You need to know what type of placer deposit it is. A stream or river placer can be a debris flow or a typical stream. The difference it makes is debris flows are dirtier and have the gold particles scattered throughout, while a typical stream placer is more likely to have a bedrock concentration as well as scattered gold and less mud.
Check for hand-stacked rocks and old mining equipment. Check for open shafts and prospect pits. Check to see if bedrock is exposed in the bottom of the valley, or old ditch lines on the hillsides. Perhaps some unnatural looking deposits scattered about the landscape. If miners were present, they may or may not have lived in a cabin and had campfires. Look for evidence of human activities, new or old.

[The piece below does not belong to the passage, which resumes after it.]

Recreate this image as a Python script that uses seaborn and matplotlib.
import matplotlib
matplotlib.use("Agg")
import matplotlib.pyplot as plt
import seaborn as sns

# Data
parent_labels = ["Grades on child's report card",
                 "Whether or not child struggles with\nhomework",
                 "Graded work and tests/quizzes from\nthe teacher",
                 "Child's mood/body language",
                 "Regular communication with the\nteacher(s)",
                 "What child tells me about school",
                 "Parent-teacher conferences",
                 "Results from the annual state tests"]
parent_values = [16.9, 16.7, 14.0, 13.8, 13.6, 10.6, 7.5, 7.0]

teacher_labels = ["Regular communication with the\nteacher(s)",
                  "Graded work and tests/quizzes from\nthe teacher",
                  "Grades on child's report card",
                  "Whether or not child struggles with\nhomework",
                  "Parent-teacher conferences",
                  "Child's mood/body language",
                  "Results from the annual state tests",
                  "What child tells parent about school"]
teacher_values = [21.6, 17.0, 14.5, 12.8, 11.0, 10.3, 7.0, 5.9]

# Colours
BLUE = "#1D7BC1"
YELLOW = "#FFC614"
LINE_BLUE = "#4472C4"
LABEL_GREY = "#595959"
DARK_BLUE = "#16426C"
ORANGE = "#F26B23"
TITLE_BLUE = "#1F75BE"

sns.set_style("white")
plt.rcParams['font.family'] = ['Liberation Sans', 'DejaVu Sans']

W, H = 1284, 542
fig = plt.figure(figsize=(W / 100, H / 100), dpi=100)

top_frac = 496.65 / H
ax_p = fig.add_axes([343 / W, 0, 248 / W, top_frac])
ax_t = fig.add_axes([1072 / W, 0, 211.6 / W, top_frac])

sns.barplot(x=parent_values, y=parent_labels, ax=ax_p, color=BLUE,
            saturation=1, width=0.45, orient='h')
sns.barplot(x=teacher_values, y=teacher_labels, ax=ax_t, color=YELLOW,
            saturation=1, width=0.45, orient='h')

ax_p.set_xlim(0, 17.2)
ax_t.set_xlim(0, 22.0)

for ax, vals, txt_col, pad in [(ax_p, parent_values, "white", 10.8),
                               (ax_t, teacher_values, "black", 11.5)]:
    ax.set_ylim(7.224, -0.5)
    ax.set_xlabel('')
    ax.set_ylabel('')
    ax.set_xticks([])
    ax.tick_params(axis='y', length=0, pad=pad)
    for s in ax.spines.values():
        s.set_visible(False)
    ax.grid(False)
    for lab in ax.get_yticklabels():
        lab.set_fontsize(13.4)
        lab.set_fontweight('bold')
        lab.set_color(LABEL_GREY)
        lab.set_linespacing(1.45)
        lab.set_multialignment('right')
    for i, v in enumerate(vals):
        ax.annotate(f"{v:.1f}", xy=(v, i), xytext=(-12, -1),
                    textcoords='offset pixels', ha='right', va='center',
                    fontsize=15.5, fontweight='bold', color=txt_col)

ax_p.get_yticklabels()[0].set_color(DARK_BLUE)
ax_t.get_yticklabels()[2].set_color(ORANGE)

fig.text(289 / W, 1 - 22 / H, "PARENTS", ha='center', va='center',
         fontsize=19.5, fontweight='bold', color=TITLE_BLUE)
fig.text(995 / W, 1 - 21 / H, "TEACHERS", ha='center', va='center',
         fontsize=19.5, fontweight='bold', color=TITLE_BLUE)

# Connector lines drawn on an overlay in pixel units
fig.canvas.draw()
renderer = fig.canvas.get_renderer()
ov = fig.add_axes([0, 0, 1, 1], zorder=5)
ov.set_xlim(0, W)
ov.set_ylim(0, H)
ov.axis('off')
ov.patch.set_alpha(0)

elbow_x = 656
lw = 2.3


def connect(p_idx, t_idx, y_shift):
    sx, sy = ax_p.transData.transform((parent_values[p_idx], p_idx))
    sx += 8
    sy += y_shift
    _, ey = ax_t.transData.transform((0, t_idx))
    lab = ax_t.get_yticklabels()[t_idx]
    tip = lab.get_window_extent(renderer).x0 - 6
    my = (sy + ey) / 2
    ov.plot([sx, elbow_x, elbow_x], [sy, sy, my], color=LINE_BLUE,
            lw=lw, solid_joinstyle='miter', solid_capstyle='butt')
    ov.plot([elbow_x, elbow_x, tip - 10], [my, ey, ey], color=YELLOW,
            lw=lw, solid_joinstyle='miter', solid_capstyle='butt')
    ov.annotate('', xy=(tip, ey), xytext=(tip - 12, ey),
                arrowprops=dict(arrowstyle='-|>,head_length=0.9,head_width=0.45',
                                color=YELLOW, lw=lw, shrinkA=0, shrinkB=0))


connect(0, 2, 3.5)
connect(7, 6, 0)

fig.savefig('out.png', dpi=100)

Take notes on the thickness of overburden, the thickness of gravel layers, the depth to the water table, the depth to bedrock, and what the bedrock is doing. Make sure there is enough water for mining. Check for large boulders and clay, which may pose problems.
Check to see how much of the ground has been mined and how was it mined. Older mining done before the days of hydraulic excavators is to our benefit because they could not rip bedrock as effectively. Dragline miners used only the weight of the bucket and pulling for ripping bedrock. They could not increase the weight of the bucket by downward pressure as hydraulic excavators can now do. If bedrock was soft, then draglines may have done a good job of cleaning bedrock. Otherwise, they left gold on the bedrock.

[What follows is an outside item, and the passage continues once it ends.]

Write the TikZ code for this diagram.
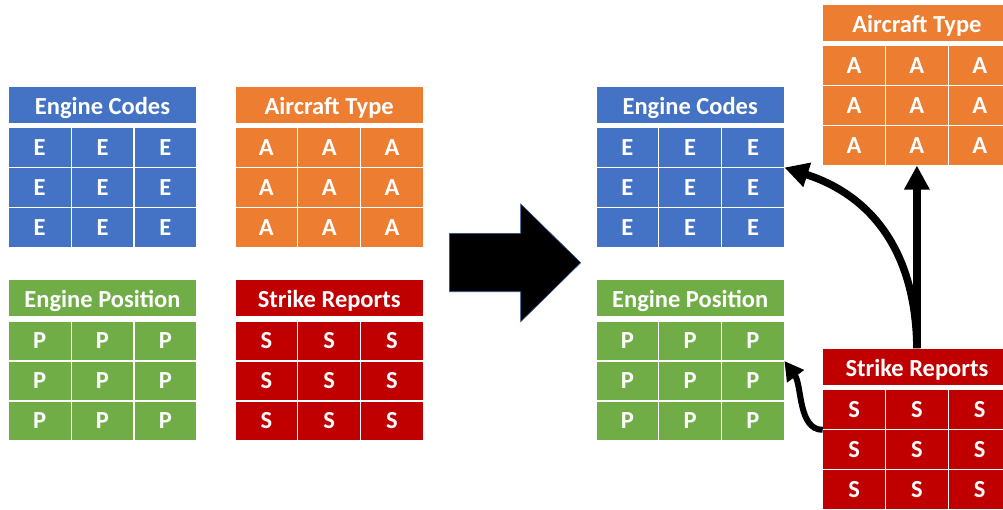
\documentclass[tikz,border=0pt]{standalone}
\usepackage{fontspec}
\setmainfont{Carlito}
\usetikzlibrary{arrows.meta}

\definecolor{tblue}{HTML}{4472C4}
\definecolor{torange}{HTML}{ED7D31}
\definecolor{tgreen}{HTML}{70AD47}
\definecolor{tred}{HTML}{C00000}
\definecolor{arrowedge}{HTML}{2F528F}

\tikzset{
  tabletext/.style={text=white, text depth=0pt,
    font=\fontsize{24.5}{24.5}\selectfont\bfseries},
  hdr/.style={tabletext, text height=18.5pt, draw=white, line width=1.2pt,
    minimum width=188.4pt, minimum height=37.5pt,
    inner sep=0pt, outer sep=0pt, anchor=north west},
  cellbox/.style={tabletext, text height=15.5pt, draw=white, line width=1.2pt,
    minimum width=62.8pt, minimum height=40pt,
    inner sep=0pt, outer sep=0pt, anchor=north west},
  link/.style={line width=7.5pt, -{Triangle[length=24pt,width=24pt]}},
  smalllink/.style={line width=6pt, -{Triangle[length=19pt,width=20pt]}},
}

% #1 name, #2 left, #3 top, #4 title, #5 cell letter, #6 colour
\newcommand\datatable[6]{%
  \node[hdr, fill=#6] (#1-h) at (#2,#3) {#4};
  \foreach \r in {1,2,3}{
    \foreach \c in {1,2,3}{
      \node[cellbox, fill=#6] (#1-\r-\c) at ({#2+(\c-1)*62.8},{#3+41.5+(\r-1)*40}) {#5};
    }
  }%
}

\begin{document}
\begin{tikzpicture}[x=1pt,y=-1pt]
  \useasboundingbox (0,0) rectangle (1003,509);

  % separate tables
  \datatable{ecA}{8.3}{86}{Engine Codes}{E}{tblue}
  \datatable{atA}{235}{86}{Aircraft Type}{A}{torange}
  \datatable{epA}{8.3}{279.5}{Engine Position}{P}{tgreen}
  \datatable{srA}{235}{279.5}{Strike Reports}{S}{tred}

  % block arrow
  \draw[fill=black, draw=arrowedge, line width=0.6pt]
    (449.3,233.3) -- (520.7,233.3) -- (520.7,204) -- (580.7,262.7)
    -- (520.7,321.7) -- (520.7,291.7) -- (449.3,291.7) -- cycle;

  % linked tables
  \datatable{ecB}{596}{86}{Engine Codes}{E}{tblue}
  \datatable{epB}{596}{279.5}{Engine Position}{P}{tgreen}
  \datatable{atB}{822.7}{4}{Aircraft Type}{A}{torange}
  \datatable{srB}{822.7}{348.3}{Strike Reports}{S}{tred}

  % references from strike reports
  \draw[link] (srB-h.north) -- (atB-3-2.south);
  \draw[link] (srB-h.north) .. controls (916,250) and (870,195) .. (ecB-1-3.south east);
  \draw[smalllink] (srB-1-1.south west) .. controls (798,430) and (802,385) .. (epB-1-3.south east);
\end{tikzpicture}
\end{document}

Check to see if there are other mining properties close by. Check to see if they are placer or mineral tenures. Look into their mining activities and if the nearby benches been worked. A lot of this information can be obtained through Aris reports and the Mineral Titles Online.
In British Columbia, it is also very important to check as to whether or not the claim encompasses a Native Reserve. Many claims in the province overlap Native Reserves and the workable ground on many of these claims is very limited. It will also limit you to the area you can claim on your work reports, and you may not be able to extend your claim.
Sampling as much as you can while in the field is a given. At a minimum, pan sample every place that is convenient and where the claimant/miner recommends to sample. When sampling such sites, scrape off a few inches of the surface in order to minimize the risk of salting, and sample adjacent areas to those recommended by the owner. If the claim owner refuses to give you access, or sample the claim, then do not buy it! Reputable sellers will usually not have a problem with you testing the claim.
Shoot lots of pictures of everything relevant to the mining of the claim. Include landscape shots too because you may need all these refreshers when making your decision later on when you are back home or at your office and when other people are helping with your decision making.
Finally, take notes about the access to the property. Look for timber that must be dealt with, electric lines nearby, the elevation and climate, fish in the creek or other critters such as cougars and bears that may cause problems.
Many claims today are purchased online from the MTO (Mineral Titles Online). You can still do your research ahead of time. Check the claim history. How long did the previous owner have the claim? How many previous owners were there? Check the work reports. If the previous claim owners only had the claim for one year and let it lapse, then that would indicate one of several things. Either there was insufficient gold, they were a part-time enthusiast, or a claim flipper who was unsuccessful in mining the miner. It is important to find out which is the case.